Fear was rife that fans would disappear from stadiums in protest over the international wilderness. The Premier Soccer League (PSL) has however recently gotten off to a pleasing start in terms of attendances. It is not great, but it is not miserable.
This is simply because in spite of everything, there is still their Dynamos, their Highlanders, their CAPS United, their FC Platinum, their Simba Bhora – all these institutions they know well, love, and relate to.
Supporters of these team do not only get excited when it is the national team playing. This makes football, with minimum level of competition from others, the number one followed sport in the country.
I keenly followed a debate last weekend after the majestic crowd that thronged Harare Sports Club to watch Zimbabwe defeat the Netherlands on Saturday to seal the three-match ODI series.
Whilst the cricket fans felt heartened by the attendance, many were honest enough to give football the honours as the premier code, and placed rugby in second place. I totally agreed. Just take a look at the season-opening Under-20 rugby league that ended a fortnight ago – the delightful crowds, including the who’s who of society, turning up to watch the enterprising brand of rugby displayed by the next generation of Zimbabwe players.
The NedBank Challenge last week did not disappoint either.

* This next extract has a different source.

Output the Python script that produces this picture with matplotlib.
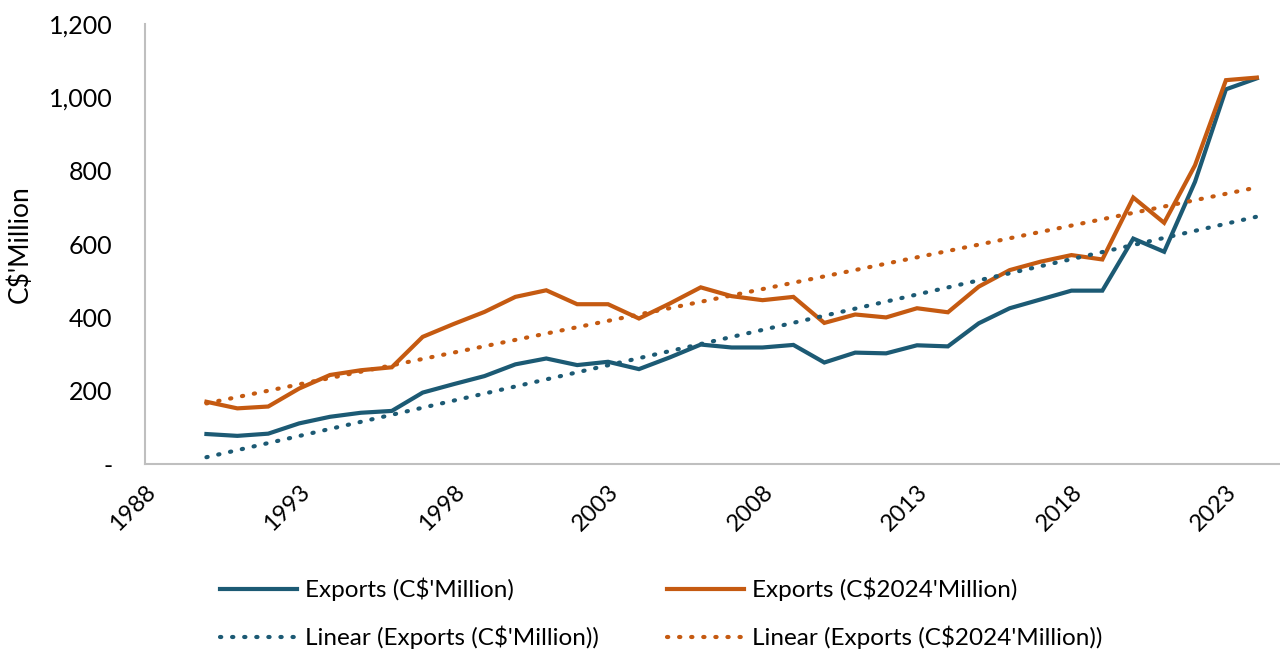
import matplotlib
matplotlib.use('Agg')
import matplotlib.pyplot as plt
import numpy as np

years = np.arange(1990, 2025)
exports_nominal = [82, 77, 83, 111, 129, 140, 145, 195, 218, 240, 272, 288,
                   270, 279, 259, 291, 326, 318, 318, 325, 277, 304, 302, 324,
                   321, 384, 425, 449, 473, 473, 615, 579, 770, 1022, 1052]
exports_real = [170, 152, 157, 206, 243, 256, 264, 347, 382, 415, 456, 474,
                436, 436, 397, 438, 482, 458, 447, 456, 385, 408, 400, 425,
                414, 484, 529, 552, 570, 558, 727, 658, 815, 1047, 1054]
x_ticks = np.arange(1988, 2024, 5)
y_ticks = np.arange(0, 1201, 200)

blue = '#1C5A74'
orange = '#C55A11'

plt.rcParams['font.family'] = ['Lato', 'DejaVu Sans']

fig = plt.figure(figsize=(12.8, 6.5), dpi=100)
ax = fig.add_axes([0.113, 0.286, 0.887, 0.677])

# trendlines, like Excel's linear fit
fit_n = np.polyfit(years, exports_nominal, 1)
fit_r = np.polyfit(years, exports_real, 1)

l1, = ax.plot(years, exports_nominal, color=blue, lw=3, solid_joinstyle='miter')
l2, = ax.plot(years, exports_real, color=orange, lw=3, solid_joinstyle='miter')
l3, = ax.plot(years, np.polyval(fit_n, years), color=blue, lw=3,
              linestyle=(0, (0.3, 2.6)), dash_capstyle='round')
l4, = ax.plot(years, np.polyval(fit_r, years), color=orange, lw=3,
              linestyle=(0, (0.3, 2.6)), dash_capstyle='round')

ax.set_xlim(1988, 2024.75)
ax.set_ylim(0, 1200)
ax.set_xticks(x_ticks)
ax.set_xticklabels([str(y) for y in x_ticks], rotation=45, ha='right',
                   rotation_mode='anchor', fontsize=17)
ax.set_yticks(y_ticks)
ax.set_yticklabels(['-' if v == 0 else f'{v:,}' for v in y_ticks], fontsize=18)
ax.tick_params(axis='y', length=0, pad=23)
ax.tick_params(axis='x', length=0, pad=12)
ax.set_ylabel("C$'Million", fontsize=19, labelpad=12)

for s in ['top', 'right']:
    ax.spines[s].set_visible(False)
for s in ['left', 'bottom']:
    ax.spines[s].set_color('#bfbfbf')
    ax.spines[s].set_linewidth(1.5)

fig.legend([l1, l3, l2, l4],
           ["Exports (C$'Million)", "Linear (Exports (C$'Million))",
            "Exports (C$2024'Million)", "Linear (Exports (C$2024'Million))"],
           ncol=2, loc='upper left', bbox_to_anchor=(0.164, 0.126), frameon=False,
           fontsize=17.5, handlelength=3.2, columnspacing=2.8, labelspacing=1.0,
           handletextpad=0.3, borderaxespad=0)

plt.savefig('out.png', dpi=100)
plt.close()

Well it is hardly surprising, because ZimRugby is a loyal, diverse and close-knit community – involving old players and administrators, club members, knowledgeable supporters, family members and friends who know and love their sport to bits.
The historic attachment exists to this day and, trust me, a great many folks in this game still take it very seriously.

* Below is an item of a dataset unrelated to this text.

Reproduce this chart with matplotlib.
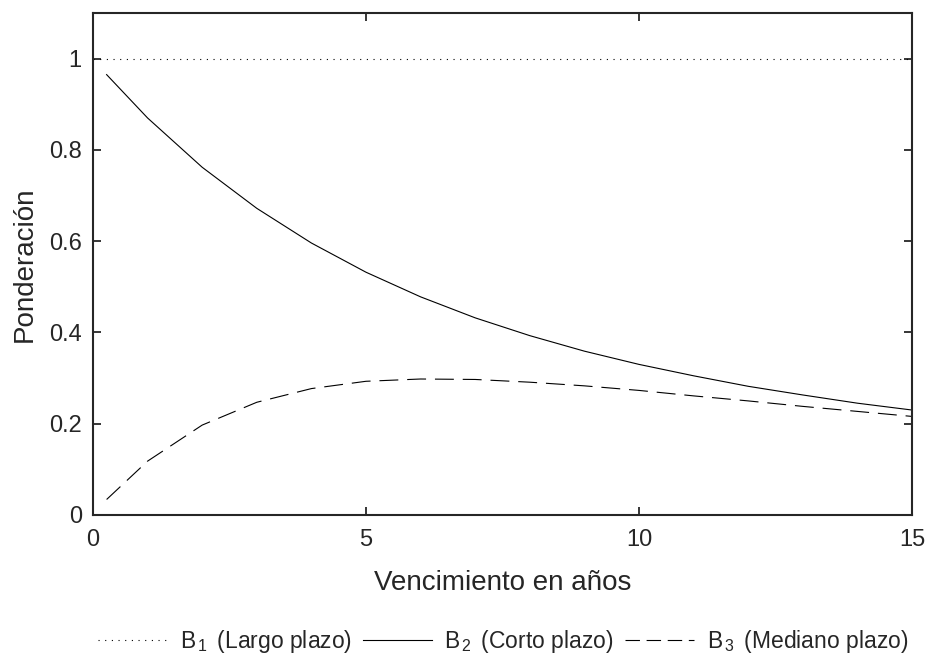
import numpy as np
import matplotlib
matplotlib.use("Agg")
import matplotlib.pyplot as plt
from matplotlib.lines import Line2D

plt.rcParams['font.family'] = ['Liberation Sans', 'DejaVu Sans']
plt.rcParams['mathtext.fontset'] = 'custom'
plt.rcParams['mathtext.rm'] = 'Liberation Sans'
plt.rcParams['mathtext.it'] = 'Liberation Sans'

# Factor loadings by maturity (years)
maturity = [0.25, 1, 2, 3, 4, 5, 6, 7, 8, 9, 10, 11, 12, 13, 14, 15]
b1_long = [1.0] * len(maturity)
b2_short = [0.965, 0.870, 0.762, 0.672, 0.596, 0.532, 0.478, 0.432,
            0.393, 0.359, 0.330, 0.305, 0.282, 0.263, 0.245, 0.230]
b3_medium = [0.034, 0.118, 0.197, 0.247, 0.277, 0.293, 0.298, 0.297,
             0.291, 0.283, 0.273, 0.261, 0.250, 0.238, 0.227, 0.216]

y_ticks = [0, 0.2, 0.4, 0.6, 0.8, 1]
y_tick_labels = ['0', '0.2', '0.4', '0.6', '0.8', '1']
x_ticks = [0, 5, 10, 15]

fig = plt.figure(figsize=(9.25, 6.6), dpi=100)
ax = fig.add_axes([0.1005, 0.2197, 0.8855, 0.7606])

lw = 0.8
ax.plot([0, 15], [b1_long[0], b1_long[-1]], color='black', lw=lw, dashes=(1, 5))
ax.plot(maturity, b2_short, color='black', lw=lw)
ax.plot(maturity, b3_medium, color='black', lw=lw, dashes=(17, 8))

ax.set_xlim(0, 15)
ax.set_ylim(0, 1.1)
ax.set_xticks(x_ticks)
ax.set_yticks(y_ticks)
ax.set_yticklabels(y_tick_labels)
ax.tick_params(direction='in', length=6, width=1.3, top=True, right=True,
               labelsize=17, colors='#262626')
ax.tick_params(axis='x', pad=10)
ax.tick_params(axis='y', pad=8)
for s in ax.spines.values():
    s.set_linewidth(1.5)
    s.set_color('#262626')

ax.set_xlabel('Vencimiento en años', fontsize=20, color='#262626', labelpad=14)
ax.set_ylabel('Ponderación', fontsize=20, color='#262626', labelpad=8)

handles = [
    Line2D([], [], color='black', lw=lw, dashes=(1, 5)),
    Line2D([], [], color='black', lw=lw),
    Line2D([], [], color='black', lw=lw, dashes=(13, 6)),
]
labels = [r'B$_{\,1}\,$ (Largo plazo)', r'B$_{\,2}\,$ (Corto plazo)',
          r'B$_{\,3}\,$ (Mediano plazo)']
fig.legend(handles, labels, loc='center', bbox_to_anchor=(0.544, 0.028), ncol=3,
           frameon=False, fontsize=16.5, handlelength=3.0, handletextpad=0.55,
           columnspacing=0.5, labelcolor='#262626', borderpad=0)

fig.savefig('out.png', dpi=100)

Because it is shorter, some sports followers argue a case for rugby’s entertainment value compared to cricket.
But with the advent of T20 – and now T10 making inroads and the 100-ball version also in the mix – cricket cannot be said to be less of a spectator sport in this argument.
Cricket in Zimbabwe just needs to take a leaf, perhaps, from its closest cousin rugby in terms of getting bums on domestic grounds seats, for the faithful to understand the game better and psych up for when the Chevrons are in town and giving them joy as has been happening of late.